_TASK DIRECTIONS:_ Starting with the first line of the data below, copy each line up to and including the one containing "plt.rcParams['font.family'] = ['Liberation". Pictures stay out.
━━━ INFORMATION SHOWN
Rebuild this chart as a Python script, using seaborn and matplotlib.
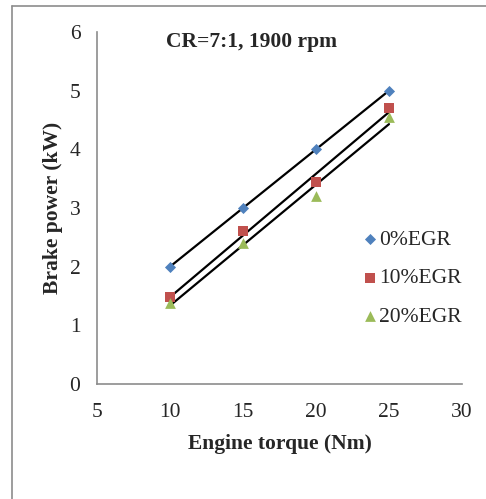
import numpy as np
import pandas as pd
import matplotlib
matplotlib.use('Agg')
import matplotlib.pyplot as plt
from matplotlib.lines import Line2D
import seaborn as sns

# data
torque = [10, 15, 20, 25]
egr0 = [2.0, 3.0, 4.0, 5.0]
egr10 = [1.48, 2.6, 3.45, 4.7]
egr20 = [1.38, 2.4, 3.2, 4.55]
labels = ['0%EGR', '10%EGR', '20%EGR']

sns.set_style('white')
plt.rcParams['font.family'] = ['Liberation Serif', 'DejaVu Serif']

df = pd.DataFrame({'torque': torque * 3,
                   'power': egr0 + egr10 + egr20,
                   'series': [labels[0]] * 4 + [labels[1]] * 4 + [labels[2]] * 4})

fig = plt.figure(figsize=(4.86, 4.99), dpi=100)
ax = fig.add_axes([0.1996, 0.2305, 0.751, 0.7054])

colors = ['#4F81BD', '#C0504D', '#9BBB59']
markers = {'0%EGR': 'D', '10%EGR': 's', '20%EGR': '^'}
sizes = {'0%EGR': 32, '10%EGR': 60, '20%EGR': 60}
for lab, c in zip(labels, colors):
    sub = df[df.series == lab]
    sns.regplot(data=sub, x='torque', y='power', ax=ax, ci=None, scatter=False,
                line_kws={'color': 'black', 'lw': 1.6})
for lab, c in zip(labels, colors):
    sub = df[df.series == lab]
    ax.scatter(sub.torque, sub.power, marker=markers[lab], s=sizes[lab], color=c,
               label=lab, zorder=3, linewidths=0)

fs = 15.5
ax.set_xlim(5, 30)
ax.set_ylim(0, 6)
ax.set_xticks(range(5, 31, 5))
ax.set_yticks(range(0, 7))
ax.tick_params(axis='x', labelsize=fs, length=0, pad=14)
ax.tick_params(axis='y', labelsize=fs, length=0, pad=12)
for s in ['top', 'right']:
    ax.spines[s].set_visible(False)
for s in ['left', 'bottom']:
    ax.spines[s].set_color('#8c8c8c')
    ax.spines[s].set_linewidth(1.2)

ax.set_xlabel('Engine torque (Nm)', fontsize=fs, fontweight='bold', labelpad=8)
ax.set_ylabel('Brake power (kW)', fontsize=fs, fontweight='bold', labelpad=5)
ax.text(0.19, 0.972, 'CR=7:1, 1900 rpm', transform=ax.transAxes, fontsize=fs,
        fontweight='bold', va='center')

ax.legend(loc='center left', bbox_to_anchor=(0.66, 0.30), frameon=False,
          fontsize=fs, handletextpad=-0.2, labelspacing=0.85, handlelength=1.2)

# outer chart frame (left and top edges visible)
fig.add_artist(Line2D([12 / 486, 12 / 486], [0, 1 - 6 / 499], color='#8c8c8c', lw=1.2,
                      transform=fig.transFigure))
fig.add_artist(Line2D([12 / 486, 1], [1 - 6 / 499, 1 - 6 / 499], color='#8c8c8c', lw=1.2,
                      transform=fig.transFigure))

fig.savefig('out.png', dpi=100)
━━━━━━
_SOLUTION:_
Rebuild this chart as a Python script, using seaborn and matplotlib.
import numpy as np
import pandas as pd
import matplotlib
matplotlib.use('Agg')
import matplotlib.pyplot as plt
from matplotlib.lines import Line2D
import seaborn as sns

# data
torque = [10, 15, 20, 25]
egr0 = [2.0, 3.0, 4.0, 5.0]
egr10 = [1.48, 2.6, 3.45, 4.7]
egr20 = [1.38, 2.4, 3.2, 4.55]
labels = ['0%EGR', '10%EGR', '20%EGR']

sns.set_style('white')
plt.rcParams['font.family'] = ['Liberation Serif', 'DejaVu Serif']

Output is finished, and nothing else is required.